McQueary filed suit against Penn State in early October over allegations that he was let go from his job for cooperating with the state Attorney General’s Office and for testifying against former university senior vice president Gary Schultz and former university athletic director Timothy Curley.

Schultz and Curley are scheduled to go on trial in January on various charges including perjury, failure-to-report and obstruction of justice for their alleged role in covering up the sexual abuse of minors at the hands of Sandusky.

McQueary contends that the university violated the state’s whistleblower law when it fired him this summer.

McQueary was the university employee who said he saw Sandusky raping a young boy in a Penn State shower facility.

Late last month, Penn State attorneys filed a motion to stay proceedings, asserting that allowing McQueary’s civil suit to move forward before Schultz and Curley’s criminal trial is complete could taint the case against those two figures.

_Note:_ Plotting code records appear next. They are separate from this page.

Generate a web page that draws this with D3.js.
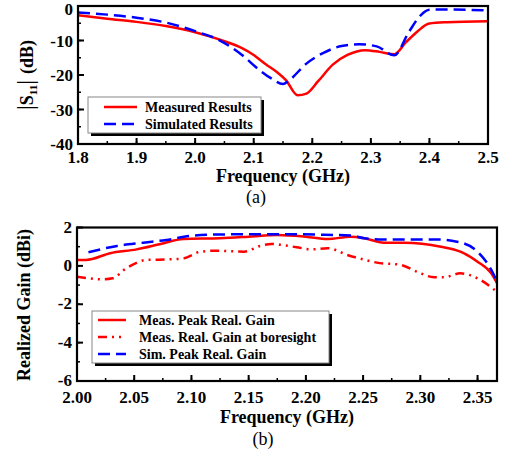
<!DOCTYPE html>
<html><head><meta charset="utf-8">
<script src="https://cdn.jsdelivr.net/npm/d3@7"></script>
<style>
body{margin:0;background:#fff;}
svg text{font-family:"Liberation Serif","Tinos","Times New Roman",serif;}
</style></head>
<body><svg id="c" width="514" height="456"></svg>
<script>
// Panel (a) data
const freqMeasA = [1.80,1.85,1.90,1.95,2.00,2.05,2.08,2.10,2.12,2.14,2.155,2.175,2.19,2.21,2.235,2.26,2.29,2.315,2.34,2.36,2.38,2.40,2.43,2.50];
const s11Meas   = [-2.7,-3.7,-4.6,-5.8,-7.6,-10.2,-12.2,-14.2,-16.8,-19.2,-21.5,-25.9,-25.4,-21.8,-17.0,-14.2,-12.8,-13.3,-14.0,-10.5,-7.3,-5.1,-4.7,-4.4];
const freqSimA  = [1.80,1.85,1.90,1.95,2.00,2.04,2.08,2.11,2.13,2.15,2.16,2.19,2.22,2.25,2.28,2.31,2.34,2.365,2.385,2.40,2.43,2.50];
const s11Sim    = [-1.9,-2.5,-3.4,-4.8,-7.3,-9.8,-14.2,-18.6,-21.0,-22.6,-21.6,-16.7,-13.5,-11.6,-11.1,-11.7,-14.3,-7.5,-2.7,-1.1,-1.0,-1.3];
const xTicksA = [1.8,1.9,2.0,2.1,2.2,2.3,2.4,2.5];
const yTicksA = [0,-10,-20,-30,-40];
const legendA = ["Measured Results","Simulated Results"];

// Panel (b) data
const freqPeak = [2.000,2.008,2.029,2.052,2.073,2.093,2.125,2.15,2.175,2.20,2.219,2.239,2.251,2.268,2.286,2.318,2.335,2.35,2.362,2.367];
const gainPeak = [0.31,0.31,0.66,0.86,1.14,1.40,1.44,1.52,1.61,1.52,1.40,1.52,1.44,1.21,1.21,1.00,0.74,0.22,-0.39,-0.90];
const freqBore = [2.000,2.023,2.031,2.043,2.061,2.081,2.093,2.108,2.122,2.146,2.160,2.170,2.179,2.192,2.204,2.219,2.226,2.236,2.243,2.262,2.283,2.297,2.312,2.321,2.335,2.350,2.365];
const gainBore = [-0.56,-0.70,-0.65,-0.13,0.31,0.34,0.39,0.74,0.79,0.74,1.04,1.14,1.09,0.97,0.86,0.92,0.83,0.57,0.45,0.17,0.05,-0.30,-0.59,-0.59,-0.39,-0.65,-1.26];
const freqSimB = [2.010,2.035,2.058,2.078,2.099,2.119,2.15,2.18,2.21,2.24,2.251,2.268,2.312,2.332,2.350,2.362,2.367];
const gainSimB = [0.71,1.04,1.21,1.35,1.56,1.63,1.65,1.65,1.63,1.58,1.44,1.38,1.38,1.26,0.74,-0.21,-0.82];
const xTicksB = [2.00,2.05,2.10,2.15,2.20,2.25,2.30,2.35];
const yTicksB = [2,0,-2,-4,-6];
const legendB = ["Meas. Peak Real. Gain","Meas. Real. Gain at boresight","Sim. Peak Real. Gain"];

const svg = d3.select("#c");
const RED="#ff0000", BLUE="#0000ff";

function panel(o){
  const x = d3.scaleLinear().domain(o.xd).range([o.x0,o.x1]);
  const y = d3.scaleLinear().domain(o.yd).range([o.y1,o.y0]);
  const g = svg.append("g");
  const xMinor = d3.range(o.xd[0], o.xd[1]+1e-9, o.xMinorStep);
  const yMinor = d3.range(o.yd[0], o.yd[1]+1e-9, o.yMinorStep);
  g.selectAll(".xm").data(xMinor).join("line")
    .attr("x1",d=>x(d)).attr("x2",d=>x(d)).attr("y1",o.y1).attr("y2",o.y1-3)
    .attr("stroke","#000").attr("stroke-width",1.5);
  g.selectAll(".ym").data(yMinor).join("line")
    .attr("x1",o.x0).attr("x2",o.x0+3).attr("y1",d=>y(d)).attr("y2",d=>y(d))
    .attr("stroke","#000").attr("stroke-width",1.5);
  g.selectAll(".xM").data(o.xt).join("line")
    .attr("x1",d=>x(d)).attr("x2",d=>x(d)).attr("y1",o.y1).attr("y2",o.y1-6)
    .attr("stroke","#000").attr("stroke-width",2);
  g.selectAll(".yM").data(o.yt).join("line")
    .attr("x1",o.x0).attr("x2",o.x0+6).attr("y1",d=>y(d)).attr("y2",d=>y(d))
    .attr("stroke","#000").attr("stroke-width",2);
  g.selectAll(".xl").data(o.xt).join("text")
    .attr("x",d=>x(d)).attr("y",o.y1+o.xlOff).attr("text-anchor","middle")
    .attr("font-size",17).attr("font-weight","bold").text(d=>d3.format(o.xf)(d));
  g.selectAll(".yl").data(o.yt).join("text")
    .attr("x",o.x0-5).attr("y",d=>Math.max(y(d)+(o.yOff||5.5),14.5)).attr("text-anchor","end")
    .attr("font-size",17).attr("font-weight","bold").text(d=>d);
  const line = d3.line().x(d=>x(d[0])).y(d=>y(d[1])).curve(d3.curveMonotoneX);
  const clipId = "clip"+o.id;
  svg.append("clipPath").attr("id",clipId).append("rect")
    .attr("x",o.x0).attr("y",o.y0).attr("width",o.x1-o.x0).attr("height",o.y1-o.y0);
  o.series.forEach(s=>{
    g.append("path").attr("d",line(d3.zip(s.x,s.y))).attr("fill","none")
      .attr("stroke",s.c).attr("stroke-width",2.5).attr("stroke-dasharray",s.dash||null)
      .attr("clip-path","url(#"+clipId+")");
  });
  g.append("rect").attr("x",o.x0).attr("y",o.y0).attr("width",o.x1-o.x0).attr("height",o.y1-o.y0)
    .attr("fill","none").attr("stroke","#000").attr("stroke-width",2.2);
  const L=o.leg;
  g.append("rect").attr("x",L.x+3).attr("y",L.y+3).attr("width",L.w).attr("height",L.h).attr("fill","#000");
  g.append("rect").attr("x",L.x).attr("y",L.y).attr("width",L.w).attr("height",L.h).attr("fill","#fff")
    .attr("stroke","#888").attr("stroke-width",1);
  o.series.forEach((s,i)=>{
    const yy=L.y+L.r0+i*L.dy;
    g.append("line").attr("x1",L.lx0).attr("x2",L.lx1).attr("y1",yy).attr("y2",yy)
      .attr("stroke",s.c).attr("stroke-width",2.5).attr("stroke-dasharray",s.dash||null);
    g.append("text").attr("x",L.tx).attr("y",yy+4.5).attr("font-size",L.fs).attr("font-weight","bold").text(s.name);
  });
  g.append("text").attr("x",(o.x0+o.x1)/2).attr("y",o.y1+o.tOff).attr("text-anchor","middle")
    .attr("font-size",18).attr("font-weight","bold").text("Frequency (GHz)");
  return {x,y,g};
}

const A = panel({id:"a",xd:[1.8,2.5],yd:[-40,0],x0:78,x1:488,y0:6,y1:144,yOff:6,xlOff:19,tOff:38,
  xMinorStep:0.05,yMinorStep:5,xt:xTicksA,yt:yTicksA,xf:".1f",
  series:[{x:freqMeasA,y:s11Meas,c:RED,name:legendA[0]},
          {x:freqSimA,y:s11Sim,c:BLUE,dash:"12,6",name:legendA[1]}],
  leg:{x:88,y:97,w:173,h:36,r0:10,dy:17,lx0:104,lx1:137,tx:145,fs:14}});
A.g.append("text").attr("transform","translate(33,75) rotate(-90)").attr("text-anchor","middle")
  .attr("font-size",18).attr("font-weight","bold")
  .call(t=>{t.append("tspan").attr("font-weight","normal").attr("font-size",24).text("|");
            t.append("tspan").text("S");
            t.append("tspan").attr("font-size",11).attr("dy",4).text("11");
            t.append("tspan").attr("dy",-4).attr("font-weight","normal").attr("font-size",24).text("| ");
            t.append("tspan").text("(dB)");});
svg.append("text").attr("x",256).attr("y",203).attr("text-anchor","middle").attr("font-size",18).text("(a)");

const B = panel({id:"b",xd:[2.0,2.367],yd:[-6,2],x0:77,x1:497,y0:227.5,y1:381,yOff:5,xlOff:22,tOff:42,
  xMinorStep:0.025,yMinorStep:1,xt:xTicksB,yt:yTicksB,xf:".2f",
  series:[{x:freqPeak,y:gainPeak,c:RED,name:legendB[0]},
          {x:freqBore,y:gainBore,c:RED,dash:"9,5,2,5,2,5",name:legendB[1]},
          {x:freqSimB,y:gainSimB,c:BLUE,dash:"12,6",name:legendB[2]}],
  leg:{x:92,y:311,w:237,h:52,r0:9,dy:17,lx0:98,lx1:126,tx:139,fs:14}});
B.g.append("text").attr("transform","translate(30,305) rotate(-90)").attr("text-anchor","middle")
  .attr("font-size",18).attr("font-weight","bold").text("Realized Gain (dBi)");
svg.append("text").attr("x",263).attr("y",445).attr("text-anchor","middle").attr("font-size",18).text("(b)");
</script></body></html>
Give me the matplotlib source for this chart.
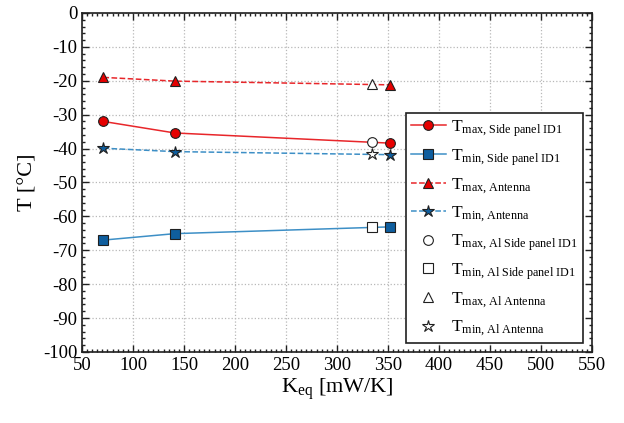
import matplotlib
matplotlib.use("Agg")
import matplotlib.pyplot as plt
from matplotlib.ticker import MultipleLocator

plt.rcParams['font.family'] = ['Liberation Serif', 'DejaVu Serif']
plt.rcParams['mathtext.fontset'] = 'custom'
plt.rcParams['mathtext.rm'] = 'Liberation Serif'
plt.rcParams['mathtext.it'] = 'Liberation Serif:italic'
plt.rcParams['axes.unicode_minus'] = False

keq = [71, 141, 352]
tmax_sp = [-32.0, -35.4, -38.4]
tmin_sp = [-67.0, -65.1, -63.1]
tmax_ant = [-19.0, -20.1, -21.2]
tmin_ant = [-39.9, -40.9, -41.8]

keq_al = [334]
tmax_sp_al = [-38.2]
tmin_sp_al = [-63.1]
tmax_ant_al = [-21.0]
tmin_ant_al = [-41.5]

red_line = '#e8262a'
red_fill = '#e60000'
blue_line = '#3d8fc6'
blue_fill = '#0f5e9e'

fig = plt.figure(figsize=(6.24, 4.23), dpi=100)
ax = fig.add_axes([0.1314, 0.168, 0.8173, 0.8013])

ms = 7
ax.plot(keq, tmax_sp, '-', color=red_line, lw=1.1, marker='o', ms=ms,
        mfc=red_fill, mec='#202020', mew=0.8,
        label=r'T$_{\mathrm{max{,}\ Side\ panel\ ID1}}$', zorder=3)
ax.plot(keq, tmin_sp, '-', color=blue_line, lw=1.1, marker='s', ms=ms - 0.5,
        mfc=blue_fill, mec='#202020', mew=0.8,
        label=r'T$_{\mathrm{min{,}\ Side\ panel\ ID1}}$', zorder=3)
ax.plot(keq, tmax_ant, '--', color=red_line, lw=1.1, marker='^', ms=ms,
        mfc=red_fill, mec='#202020', mew=0.8,
        label=r'T$_{\mathrm{max{,}\ Antenna}}$', zorder=3)
ax.plot(keq, tmin_ant, '--', color=blue_line, lw=1.1, marker='*', ms=ms + 2,
        mfc=blue_fill, mec='#202020', mew=0.8,
        label=r'T$_{\mathrm{min{,}\ Antenna}}$', zorder=3)

ax.plot(keq_al, tmax_sp_al, 'o', ms=ms, mfc='white', mec='#202020', mew=0.8,
        label=r'T$_{\mathrm{max{,}\ Al\ Side\ panel\ ID1}}$', zorder=4)
ax.plot(keq_al, tmin_sp_al, 's', ms=ms - 0.5, mfc='white', mec='#202020', mew=0.8,
        label=r'T$_{\mathrm{min{,}\ Al\ Side\ panel\ ID1}}$', zorder=4)
ax.plot(keq_al, tmax_ant_al, '^', ms=ms, mfc='white', mec='#202020', mew=0.8,
        label=r'T$_{\mathrm{max{,}\ Al\ Antenna}}$', zorder=4)
ax.plot(keq_al, tmin_ant_al, '*', ms=ms + 2, mfc='white', mec='#202020', mew=0.8,
        label=r'T$_{\mathrm{min{,}\ Al\ Antenna}}$', zorder=4)

ax.set_xlim(50, 550)
ax.set_ylim(-100, 0)
ax.xaxis.set_major_locator(MultipleLocator(50))
ax.xaxis.set_minor_locator(MultipleLocator(5))
ax.yaxis.set_major_locator(MultipleLocator(10))
ax.yaxis.set_minor_locator(MultipleLocator(2))
ax.tick_params(which='both', direction='in', top=True, right=True, labelsize=13.5, width=1.0, color='#202020')
ax.tick_params(which='major', length=5)
ax.tick_params(which='minor', length=2.5)
ax.grid(True, which='major', linestyle=':', color='#b8b8b8', lw=0.9)
for s in ax.spines.values():
    s.set_linewidth(1.2)
    s.set_color('#202020')

ax.set_xlabel(r'K$_{\mathrm{eq}}$ [mW/K]', fontsize=16, labelpad=2)
ax.set_ylabel('T [°C]', fontsize=16, labelpad=4)

leg = ax.legend(loc='upper right', bbox_to_anchor=(0.982, 0.705), borderaxespad=0,
                fontsize=12.5, frameon=True, fancybox=False, framealpha=1,
                edgecolor='#202020', handlelength=2.0, labelspacing=0.48,
                borderpad=0.3, handletextpad=0.3)
leg.get_frame().set_linewidth(1.2)

fig.savefig('out.png', dpi=100)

“Penn State would be severely prejudiced if forced to move forward in litigation, and discovery, while its representatives are subject to parallel criminal proceedings,” Penn State attorney Nancy Conrad had written in her motion to stay proceedings.

On Nov. 1, McQueary’s lawyer, Elliot A. Strokoff, of the Harrisburg firm Strokoff & Cowden, wrote that the university has not pled any facts setting forth how it will be severely prejudiced if the civil action moves forward at this point.

Strokoff wrote that both the whistleblower and defamation counts in his client’s lawsuit do not depend upon any “testimony or knowledge” of Schultz and Curley.

Strokoff also disagreed with Conrad’s use of the term “parallel criminal proceedings” with regard to Schultz and Curley’s criminal matters, writing that such a term only concerns a criminal proceeding that is brought by the federal or state government at or about the same time as, or subject to, civil proceedings that had been initiated by the federal or state government concerning the same subject matter.

Strokoff also wrote that the outcome of the Schultz and Curley criminal proceedings would not resolve McQueary’s civil case.

And citing state Supreme Court precedence, Strokoff wrote that any significant infringement on a constitutional right, such as the right to a speedy trial under Article I Section 11 of the Pennsylvania Constitution, constitutes an irreparable harm.

“… Parties to a lawsuit, are ‘entitled to have the controversy between them promptly adjudicated while witnesses are still available and memories are undimmed by long intervening years,” Strokoff wrote, citing Bierstein v. Whitman.

The Penn State child sex-abuse scandal rocked the Centre County, Pa. community and made national and international news.